GIVEN RECORDS:
◇ ◇ ◇ ◇
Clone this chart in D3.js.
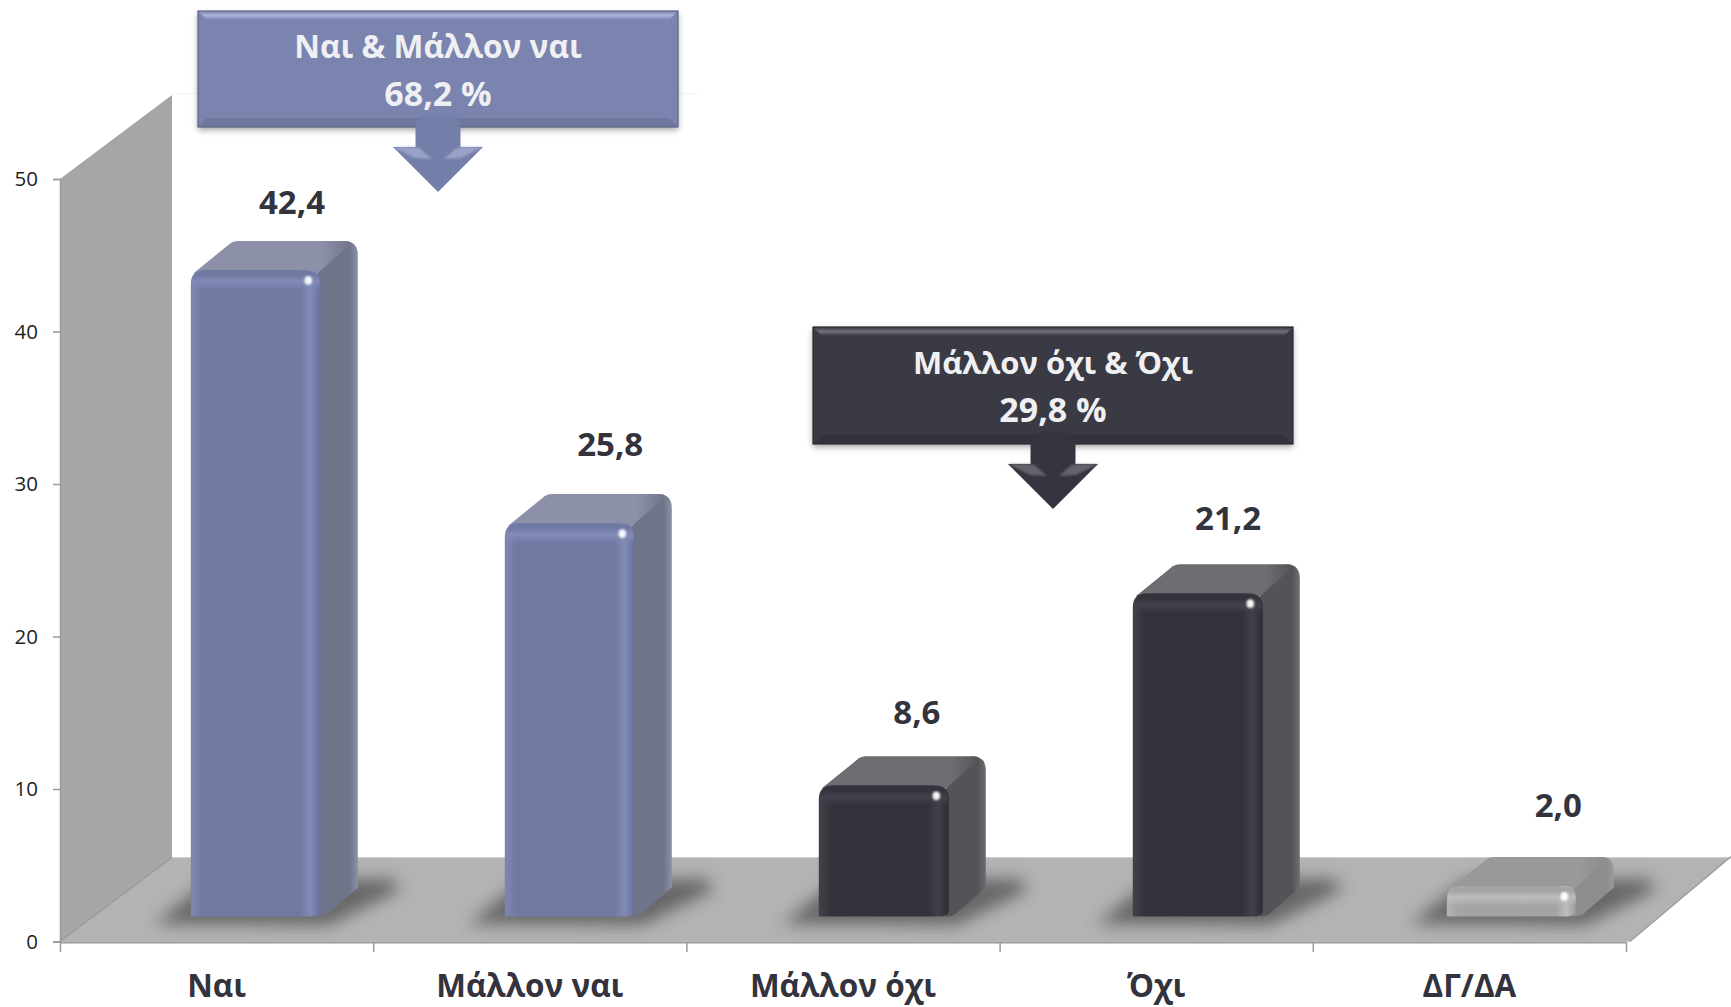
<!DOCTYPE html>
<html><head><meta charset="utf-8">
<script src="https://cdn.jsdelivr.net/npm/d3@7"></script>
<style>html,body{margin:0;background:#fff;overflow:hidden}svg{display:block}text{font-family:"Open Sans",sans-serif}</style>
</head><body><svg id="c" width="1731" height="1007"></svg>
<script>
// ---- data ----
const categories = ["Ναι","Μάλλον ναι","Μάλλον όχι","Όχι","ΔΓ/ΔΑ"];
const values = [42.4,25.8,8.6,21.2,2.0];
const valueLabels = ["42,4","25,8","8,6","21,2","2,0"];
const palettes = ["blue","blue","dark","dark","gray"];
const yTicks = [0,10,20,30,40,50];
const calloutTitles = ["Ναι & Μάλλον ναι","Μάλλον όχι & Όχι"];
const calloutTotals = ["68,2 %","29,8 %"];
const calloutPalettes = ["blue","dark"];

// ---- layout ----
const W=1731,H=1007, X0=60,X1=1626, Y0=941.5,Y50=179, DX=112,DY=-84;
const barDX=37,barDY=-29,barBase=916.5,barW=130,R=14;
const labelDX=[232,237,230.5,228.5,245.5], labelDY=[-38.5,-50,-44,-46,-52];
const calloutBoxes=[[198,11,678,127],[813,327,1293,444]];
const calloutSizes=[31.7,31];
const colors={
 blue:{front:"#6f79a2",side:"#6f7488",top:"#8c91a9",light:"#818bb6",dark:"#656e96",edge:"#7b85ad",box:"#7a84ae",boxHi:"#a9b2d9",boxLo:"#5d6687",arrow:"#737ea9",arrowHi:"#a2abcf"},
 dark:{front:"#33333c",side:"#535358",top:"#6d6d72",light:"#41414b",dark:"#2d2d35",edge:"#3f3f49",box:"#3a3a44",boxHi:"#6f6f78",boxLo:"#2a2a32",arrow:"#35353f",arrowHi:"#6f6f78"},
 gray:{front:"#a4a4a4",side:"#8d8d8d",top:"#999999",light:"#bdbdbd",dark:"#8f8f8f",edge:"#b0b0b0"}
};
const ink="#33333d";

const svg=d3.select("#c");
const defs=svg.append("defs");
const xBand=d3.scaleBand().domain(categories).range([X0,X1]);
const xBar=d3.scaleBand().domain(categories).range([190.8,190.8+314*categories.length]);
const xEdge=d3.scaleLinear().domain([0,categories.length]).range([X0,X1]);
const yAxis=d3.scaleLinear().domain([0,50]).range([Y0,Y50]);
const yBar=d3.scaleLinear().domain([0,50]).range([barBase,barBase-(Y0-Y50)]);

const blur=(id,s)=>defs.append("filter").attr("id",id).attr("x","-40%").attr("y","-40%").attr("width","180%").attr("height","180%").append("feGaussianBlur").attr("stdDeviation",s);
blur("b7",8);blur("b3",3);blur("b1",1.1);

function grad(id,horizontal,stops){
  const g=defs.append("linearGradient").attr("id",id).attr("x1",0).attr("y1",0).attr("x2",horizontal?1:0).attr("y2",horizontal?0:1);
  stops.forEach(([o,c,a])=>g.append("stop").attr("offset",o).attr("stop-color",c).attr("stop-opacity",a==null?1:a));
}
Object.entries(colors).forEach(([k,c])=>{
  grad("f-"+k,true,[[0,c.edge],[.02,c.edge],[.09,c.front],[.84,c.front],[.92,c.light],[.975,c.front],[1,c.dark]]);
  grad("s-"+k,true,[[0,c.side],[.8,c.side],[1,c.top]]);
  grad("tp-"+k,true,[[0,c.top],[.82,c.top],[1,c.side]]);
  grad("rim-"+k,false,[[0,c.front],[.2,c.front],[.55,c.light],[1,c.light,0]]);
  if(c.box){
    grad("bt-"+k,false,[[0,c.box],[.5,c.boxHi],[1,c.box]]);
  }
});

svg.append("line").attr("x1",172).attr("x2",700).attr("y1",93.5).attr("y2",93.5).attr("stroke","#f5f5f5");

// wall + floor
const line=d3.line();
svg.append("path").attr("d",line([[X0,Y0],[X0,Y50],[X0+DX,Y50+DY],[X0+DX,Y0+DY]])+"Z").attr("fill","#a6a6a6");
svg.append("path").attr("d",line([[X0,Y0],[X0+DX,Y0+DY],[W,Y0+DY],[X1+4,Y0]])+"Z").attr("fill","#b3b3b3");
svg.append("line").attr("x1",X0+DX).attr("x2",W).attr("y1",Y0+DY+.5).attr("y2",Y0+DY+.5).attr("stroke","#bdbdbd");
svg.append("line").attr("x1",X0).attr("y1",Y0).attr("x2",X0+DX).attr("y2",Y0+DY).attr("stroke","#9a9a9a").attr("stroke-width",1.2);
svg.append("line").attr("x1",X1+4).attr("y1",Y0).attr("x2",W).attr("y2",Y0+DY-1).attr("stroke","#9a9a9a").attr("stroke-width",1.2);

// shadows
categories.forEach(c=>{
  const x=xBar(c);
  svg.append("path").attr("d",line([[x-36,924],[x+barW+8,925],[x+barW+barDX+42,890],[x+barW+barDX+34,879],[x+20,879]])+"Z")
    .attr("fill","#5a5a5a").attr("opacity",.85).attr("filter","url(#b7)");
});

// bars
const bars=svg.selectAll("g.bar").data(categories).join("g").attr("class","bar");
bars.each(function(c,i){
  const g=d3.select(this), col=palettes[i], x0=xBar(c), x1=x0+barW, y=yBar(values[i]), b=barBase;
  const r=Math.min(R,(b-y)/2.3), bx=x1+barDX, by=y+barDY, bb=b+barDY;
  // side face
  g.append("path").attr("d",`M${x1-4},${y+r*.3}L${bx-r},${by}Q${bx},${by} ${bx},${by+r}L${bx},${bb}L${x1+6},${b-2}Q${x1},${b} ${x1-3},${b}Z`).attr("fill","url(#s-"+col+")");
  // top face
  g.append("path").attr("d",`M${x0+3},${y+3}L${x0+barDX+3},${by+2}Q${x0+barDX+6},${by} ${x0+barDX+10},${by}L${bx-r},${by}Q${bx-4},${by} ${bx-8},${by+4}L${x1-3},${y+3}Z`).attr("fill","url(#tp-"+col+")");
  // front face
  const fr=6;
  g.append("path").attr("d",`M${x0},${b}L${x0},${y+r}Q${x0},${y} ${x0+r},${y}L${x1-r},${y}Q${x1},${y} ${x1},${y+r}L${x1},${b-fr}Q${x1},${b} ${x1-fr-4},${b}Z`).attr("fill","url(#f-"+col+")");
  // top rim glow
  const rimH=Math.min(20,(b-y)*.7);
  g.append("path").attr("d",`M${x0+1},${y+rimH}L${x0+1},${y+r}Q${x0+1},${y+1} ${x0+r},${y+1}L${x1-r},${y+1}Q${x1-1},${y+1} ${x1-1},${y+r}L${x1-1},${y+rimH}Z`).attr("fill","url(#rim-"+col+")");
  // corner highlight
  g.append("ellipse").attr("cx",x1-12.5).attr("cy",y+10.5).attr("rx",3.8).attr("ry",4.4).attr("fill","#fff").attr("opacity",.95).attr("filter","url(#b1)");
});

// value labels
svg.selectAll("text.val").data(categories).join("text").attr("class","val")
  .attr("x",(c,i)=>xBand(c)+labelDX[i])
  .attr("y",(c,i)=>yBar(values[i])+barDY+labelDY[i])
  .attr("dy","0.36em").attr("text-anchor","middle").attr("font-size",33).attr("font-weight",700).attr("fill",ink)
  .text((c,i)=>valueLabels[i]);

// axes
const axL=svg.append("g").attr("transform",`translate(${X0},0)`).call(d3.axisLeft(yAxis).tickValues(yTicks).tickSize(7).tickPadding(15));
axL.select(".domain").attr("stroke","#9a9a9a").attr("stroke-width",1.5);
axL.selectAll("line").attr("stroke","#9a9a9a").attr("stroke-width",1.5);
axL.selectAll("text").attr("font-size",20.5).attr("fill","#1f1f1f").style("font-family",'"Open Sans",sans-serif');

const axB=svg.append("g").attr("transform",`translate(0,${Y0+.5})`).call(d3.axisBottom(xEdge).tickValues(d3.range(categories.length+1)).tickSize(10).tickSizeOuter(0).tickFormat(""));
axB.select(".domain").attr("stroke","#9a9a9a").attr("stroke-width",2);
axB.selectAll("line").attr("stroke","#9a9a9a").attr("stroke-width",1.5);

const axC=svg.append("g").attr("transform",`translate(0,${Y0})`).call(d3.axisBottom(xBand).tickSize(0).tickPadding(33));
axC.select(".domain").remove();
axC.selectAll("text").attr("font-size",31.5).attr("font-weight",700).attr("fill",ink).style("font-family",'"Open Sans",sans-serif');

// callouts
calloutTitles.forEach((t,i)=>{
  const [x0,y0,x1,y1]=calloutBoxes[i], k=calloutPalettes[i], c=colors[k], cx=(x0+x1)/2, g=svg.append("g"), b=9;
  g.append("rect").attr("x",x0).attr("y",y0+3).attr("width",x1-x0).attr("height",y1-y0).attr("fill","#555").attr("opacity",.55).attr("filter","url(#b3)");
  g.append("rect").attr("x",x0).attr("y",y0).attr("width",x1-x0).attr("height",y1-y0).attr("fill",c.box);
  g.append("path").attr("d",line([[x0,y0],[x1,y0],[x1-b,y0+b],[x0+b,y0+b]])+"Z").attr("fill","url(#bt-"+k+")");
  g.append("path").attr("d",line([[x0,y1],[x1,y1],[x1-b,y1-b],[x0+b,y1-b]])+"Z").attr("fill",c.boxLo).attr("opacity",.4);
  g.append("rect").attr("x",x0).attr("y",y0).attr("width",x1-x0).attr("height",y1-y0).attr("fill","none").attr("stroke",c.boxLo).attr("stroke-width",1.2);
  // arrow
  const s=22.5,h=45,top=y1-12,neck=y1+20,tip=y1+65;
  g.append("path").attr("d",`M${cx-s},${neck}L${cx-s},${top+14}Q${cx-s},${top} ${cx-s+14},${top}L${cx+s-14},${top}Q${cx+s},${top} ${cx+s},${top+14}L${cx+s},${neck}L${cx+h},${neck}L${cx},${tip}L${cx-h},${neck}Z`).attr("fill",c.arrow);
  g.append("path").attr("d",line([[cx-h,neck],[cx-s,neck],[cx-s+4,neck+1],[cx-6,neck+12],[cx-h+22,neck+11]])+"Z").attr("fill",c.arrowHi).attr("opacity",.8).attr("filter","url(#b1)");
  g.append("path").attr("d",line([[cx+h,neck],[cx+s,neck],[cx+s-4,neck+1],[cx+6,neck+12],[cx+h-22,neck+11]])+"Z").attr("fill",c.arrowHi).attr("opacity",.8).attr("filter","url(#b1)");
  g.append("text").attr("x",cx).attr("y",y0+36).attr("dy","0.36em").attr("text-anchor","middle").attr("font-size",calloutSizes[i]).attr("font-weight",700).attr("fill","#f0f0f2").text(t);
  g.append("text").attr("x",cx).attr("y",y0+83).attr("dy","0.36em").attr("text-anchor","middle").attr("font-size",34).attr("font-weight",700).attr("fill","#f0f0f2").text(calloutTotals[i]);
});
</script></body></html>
◇ ◇ ◇ ◇
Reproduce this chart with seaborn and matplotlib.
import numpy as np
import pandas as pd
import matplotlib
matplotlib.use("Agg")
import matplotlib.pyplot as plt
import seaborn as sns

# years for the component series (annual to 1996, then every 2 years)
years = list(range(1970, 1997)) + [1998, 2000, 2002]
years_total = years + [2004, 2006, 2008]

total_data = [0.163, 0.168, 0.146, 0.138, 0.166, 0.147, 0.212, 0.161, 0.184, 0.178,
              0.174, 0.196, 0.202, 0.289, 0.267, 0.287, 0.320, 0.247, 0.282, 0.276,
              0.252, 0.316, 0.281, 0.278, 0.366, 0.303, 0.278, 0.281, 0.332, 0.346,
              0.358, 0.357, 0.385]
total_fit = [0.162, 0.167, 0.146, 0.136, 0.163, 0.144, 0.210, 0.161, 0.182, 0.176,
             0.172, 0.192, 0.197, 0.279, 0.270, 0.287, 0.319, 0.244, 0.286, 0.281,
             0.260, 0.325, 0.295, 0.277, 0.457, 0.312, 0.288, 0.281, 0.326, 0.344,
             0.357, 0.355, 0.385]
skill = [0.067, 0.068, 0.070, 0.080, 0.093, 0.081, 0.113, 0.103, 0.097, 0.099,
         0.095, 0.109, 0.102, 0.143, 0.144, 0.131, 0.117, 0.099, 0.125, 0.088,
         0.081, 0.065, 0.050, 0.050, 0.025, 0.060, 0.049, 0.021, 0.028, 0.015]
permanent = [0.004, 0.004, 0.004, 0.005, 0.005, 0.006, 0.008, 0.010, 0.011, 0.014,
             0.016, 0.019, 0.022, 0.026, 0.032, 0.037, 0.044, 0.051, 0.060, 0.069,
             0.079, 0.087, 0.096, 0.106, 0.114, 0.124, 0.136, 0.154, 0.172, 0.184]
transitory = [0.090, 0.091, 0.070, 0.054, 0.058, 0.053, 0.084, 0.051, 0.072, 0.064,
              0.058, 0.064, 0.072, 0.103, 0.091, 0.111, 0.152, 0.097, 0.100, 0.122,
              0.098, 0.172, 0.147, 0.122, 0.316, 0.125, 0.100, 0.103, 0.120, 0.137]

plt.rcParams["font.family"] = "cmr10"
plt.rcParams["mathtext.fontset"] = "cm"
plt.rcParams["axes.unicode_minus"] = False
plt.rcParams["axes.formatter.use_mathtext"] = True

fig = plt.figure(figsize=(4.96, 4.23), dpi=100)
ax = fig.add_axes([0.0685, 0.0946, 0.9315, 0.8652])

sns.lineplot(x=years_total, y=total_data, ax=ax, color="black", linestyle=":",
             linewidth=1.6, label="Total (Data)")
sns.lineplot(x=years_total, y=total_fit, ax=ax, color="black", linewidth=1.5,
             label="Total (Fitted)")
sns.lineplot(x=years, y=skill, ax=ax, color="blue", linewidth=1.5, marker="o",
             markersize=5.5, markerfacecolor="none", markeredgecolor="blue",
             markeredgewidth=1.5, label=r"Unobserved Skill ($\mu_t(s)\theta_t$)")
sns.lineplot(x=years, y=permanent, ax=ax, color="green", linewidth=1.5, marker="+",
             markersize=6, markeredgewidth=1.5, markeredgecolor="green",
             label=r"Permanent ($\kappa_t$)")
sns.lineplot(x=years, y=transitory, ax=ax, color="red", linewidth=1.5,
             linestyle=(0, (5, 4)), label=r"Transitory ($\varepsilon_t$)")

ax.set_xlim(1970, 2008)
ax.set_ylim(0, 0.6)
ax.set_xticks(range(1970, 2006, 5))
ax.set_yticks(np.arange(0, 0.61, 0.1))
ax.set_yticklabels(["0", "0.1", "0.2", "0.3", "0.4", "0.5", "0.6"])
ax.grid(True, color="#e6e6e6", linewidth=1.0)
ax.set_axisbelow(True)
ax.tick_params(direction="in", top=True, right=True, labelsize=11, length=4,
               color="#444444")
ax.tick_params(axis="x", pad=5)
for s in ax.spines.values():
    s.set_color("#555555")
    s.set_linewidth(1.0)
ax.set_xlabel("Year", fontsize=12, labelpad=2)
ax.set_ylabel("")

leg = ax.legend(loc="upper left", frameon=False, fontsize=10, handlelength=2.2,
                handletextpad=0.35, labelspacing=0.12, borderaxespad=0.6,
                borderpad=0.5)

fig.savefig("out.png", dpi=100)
◇ ◇ ◇ ◇
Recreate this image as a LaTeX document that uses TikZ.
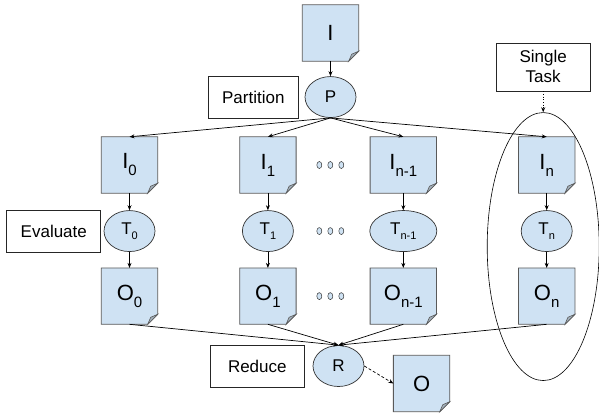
◇ ◇ ◇ ◇
SET PROBLEM:
Each line above that holds the string "seaborn" should be copied and shown.

SOLUTION:
Reproduce this chart with seaborn and matplotlib.
import seaborn as sns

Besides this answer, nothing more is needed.